Alexis is an abolitionist and a Skadden Fellow at the Justice and Accountability Center of Louisiana. Her project addresses accessibility to Driver's Licenses from a criminalization of poverty standpoint through license application and child support representation, coalition building, and policy development and advocacy. Alexis’ professional and personal experience in organizing and activism motivated her to dedicate her legal career to empowering disenfranchised communities, and to develop solutions for structural problems they face using a civil rights as human rights lens.
Alexis has worked with a variety of community and movement lawyering organizations, such as the Community Justice Project in Miami, Arch City Defenders in St. Louis, the Legal Resources Center in Accra, Ghana, and the Gulf Coast Center for Law and Policy in Louisiana. With these organizations, Alexis has worked on a myriad of issues, including police brutality, the privatization of public goods, climate justice, and displacement and gentrification.
Alexis earned her Juris Doctor from Harvard School of Law and her BA in Cultural and Developmental Psychology from Columbia University.

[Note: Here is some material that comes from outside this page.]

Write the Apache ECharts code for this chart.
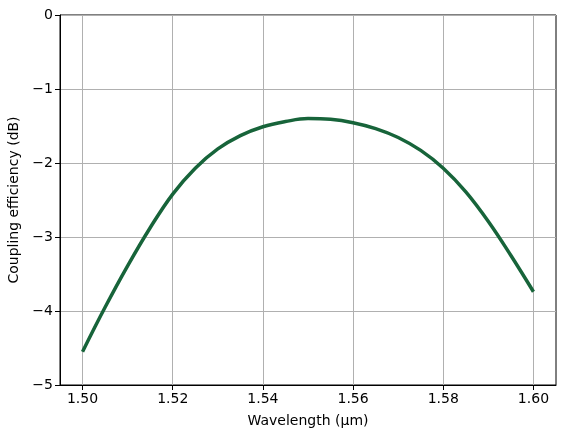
<!DOCTYPE html>
<html>
<head>
<meta charset="utf-8">
<script src="https://cdn.jsdelivr.net/npm/echarts@6/dist/echarts.min.js"></script>
<style>html,body{margin:0;padding:0;background:#fff}#c{width:565px;height:438px}</style>
</head>
<body>
<div id="c"></div>
<script>
var wavelengths = [1.500,1.505,1.510,1.515,1.520,1.525,1.530,1.535,1.540,1.545,1.550,1.555,1.560,1.565,1.570,1.575,1.580,1.585,1.590,1.595,1.600];
var efficiency = [-4.55,-3.95,-3.39,-2.875,-2.42,-2.07,-1.81,-1.63,-1.51,-1.44,-1.40,-1.41,-1.455,-1.535,-1.655,-1.83,-2.07,-2.39,-2.79,-3.25,-3.74];
var xTicks = [1.50,1.52,1.54,1.56,1.58,1.60];
var yTicks = [-5,-4,-3,-2,-1,0];

var data = wavelengths.map(function(w,i){return [w, efficiency[i]];});
var font = 'DejaVu Sans';
var chart = echarts.init(document.getElementById('c'), null, {renderer:'canvas'});
chart.setOption({
  animation:false,
  grid:{left:60,right:9,top:15,bottom:53,show:true,borderColor:'#000',borderWidth:1,backgroundColor:'transparent',
    containLabel:false,outerBoundsMode:'none'},
  xAxis:{
    type:'value', min:1.495, max:1.605,
    name:'Wavelength (μm)', nameLocation:'middle', nameGap:29,
    nameTextStyle:{fontFamily:font,fontSize:14,color:'#000'},
    axisLine:{show:true,onZero:false,lineStyle:{color:'#000',width:1}},
    axisTick:{show:true,length:5,lineStyle:{color:'#000'},customValues:xTicks},
    axisLabel:{fontFamily:font,fontSize:14,color:'#000',margin:7,customValues:xTicks,
      formatter:function(v){return Number(v).toFixed(2);}},
    splitLine:{show:true,lineStyle:{color:'#b0b0b0',width:1}}
  },
  yAxis:{
    type:'value', min:-5, max:0, interval:1,
    name:'Coupling efficiency (dB)', nameLocation:'middle', nameGap:34, nameRotate:90,
    nameTextStyle:{fontFamily:font,fontSize:14,color:'#000'},
    axisLine:{show:true,onZero:false,lineStyle:{color:'#000',width:1}},
    axisTick:{show:true,length:5,lineStyle:{color:'#000'}},
    axisLabel:{fontFamily:font,fontSize:14,color:'#000',margin:7,
      formatter:function(v){return v<0?'\u2212'+Math.abs(v):String(v);}},
    splitLine:{show:true,lineStyle:{color:'#b0b0b0',width:1}}
  },
  series:[{
    type:'line', data:data, smooth:0.4, showSymbol:false,
    lineStyle:{color:'#17643a',width:3.5}
  }]
});
</script>
</body>
</html>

At Harvard, Alexis was the first Black Co-Executive Director of the Prison Legal Assistance Project where she grounded the legal services and policy advocacy work in a client-centered model. In addition to these internal responsibilities, she also represented clients in a variety of administrative proceedings, including commutations, reclassification, and disciplinary tickets, and testified on emergency COVID-19 release and other policy changes at the Massachusetts State Legislature. She further provided her movement lawyering skill set and passion for community in Harvard’s International Human Rights clinic and in the Ghana Project, addressing a lack of potable water in rural North Carolina, working on corporate accountability guidelines for the United Nations, and developing COVID-19 Education strategies for the Government of Ghana.